Educational Consumer Tips
Vishing is the New Phishing
"Vishing" is the New "Phishing." Better Business Bureaus frequently warn that scam artists are the first to take advantage of new technology. The latest example of scammer ingenuity is the use of Voice over Internet Protocol (VoIP) phones to steal peoples financial information. This new scam is called "vishing", short for "voice phishing." It can work one of two ways. In the online version, the con artist sends a blast e-mail, disguised to appear as though it's from a financial institution, an online payment service or other well known business. The e-mail may sport a trusted logo, typically reports a "security" problem with the recipient's account and urges the victim to call a telephone number to "straighten things out." The recipient, who knows better than to click on imbedded hyperlinks in strange e-mails for fear of being "phished," feels safer calling a telephone number. The area code might appear to be a local one they easily recognize or appear to be toll-free. When the victim calls, they reach an automated attendant prompting them to enter their account number, password or other private information for "security verification" purposes. Some "vishers" use automated dialing programs to "cold call" victims. The caller ID device may list a legitimate-looking local phone number, to inspire trust from the recipient. A prerecorded message (or sometimes a live "employee") claims the victim's account has been compromised or needs updating or verification.

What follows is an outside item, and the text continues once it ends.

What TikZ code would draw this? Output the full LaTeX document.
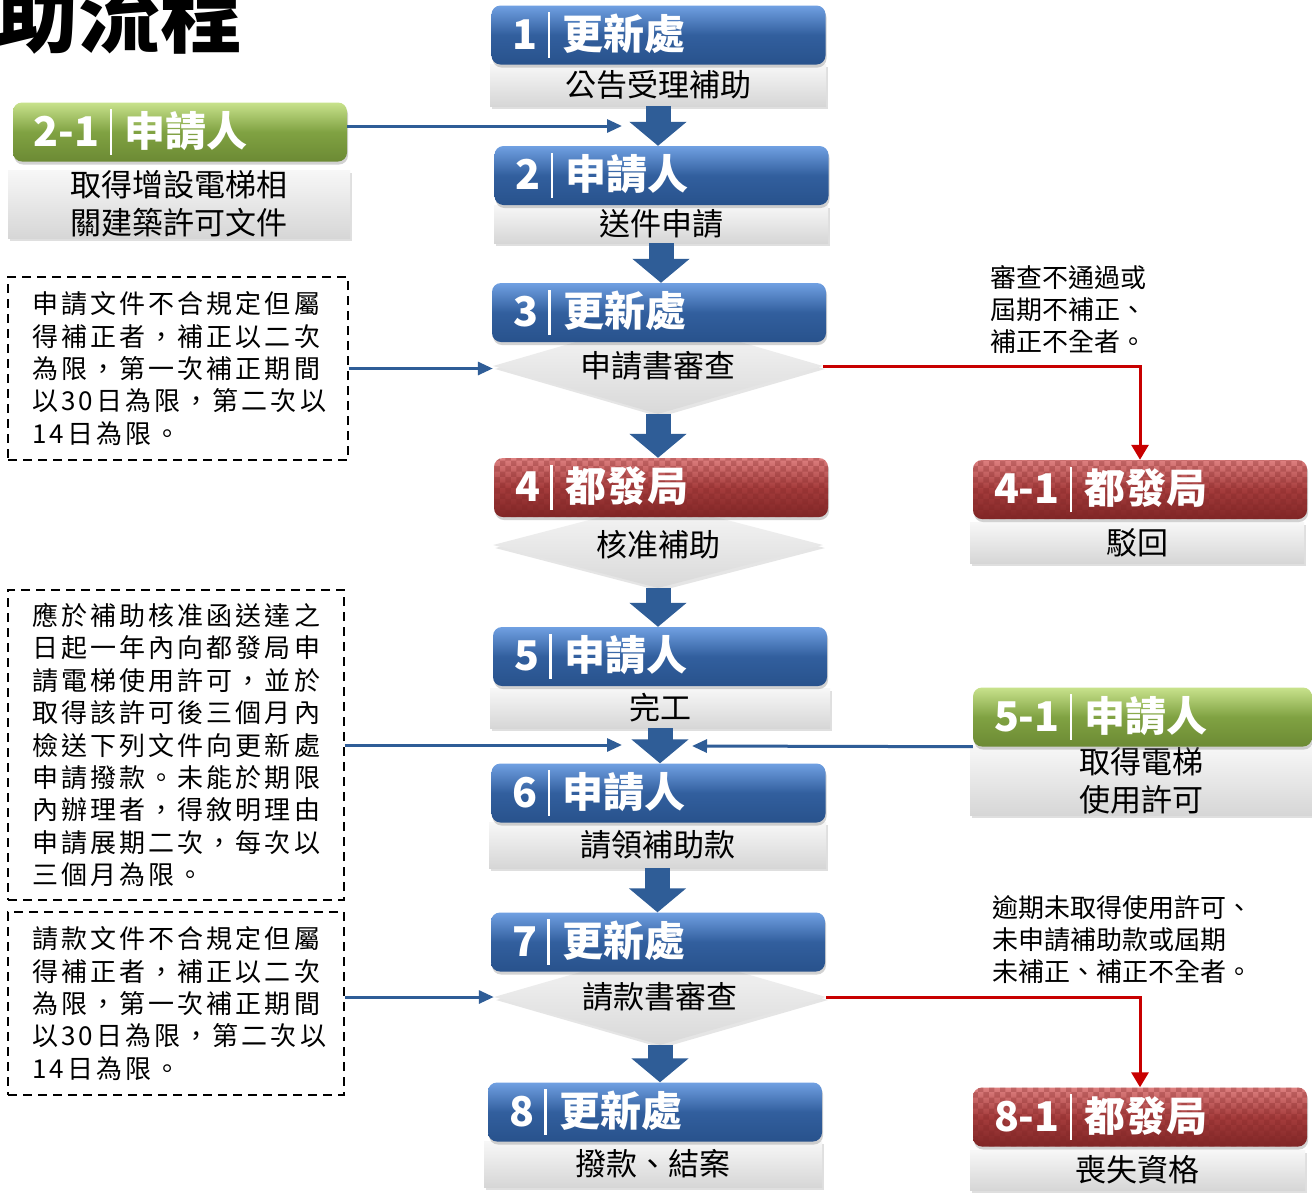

The victim is asked to enter their account information, which is digitally transcribed onto the hard drive of the schemer computer. The BBB offers consumers these tips to protect against "vishing" scams: Typical "vishing" e-mails imply urgency, ask you to verify account information, and may contain misspellings. If you receive a "vishing" phone call, hang up. Call your bank, using the phone number on the back of your debit or credit card, and report the matter. Banks do not use prerecorded messages to handle security issues. If they telephone you to report suspicious use of your card, they do not need to request identifying information because they already have that on record. Do not automatically trust a phone number based on its area code. Con artists can hack into Caller ID systems, and VoIP users can assign any area code to a phone number. If you think you have been a victim of "vishing" visit the FTC's Identity Theft Web site at www.consumer.gov/idtheft/con_about.htm.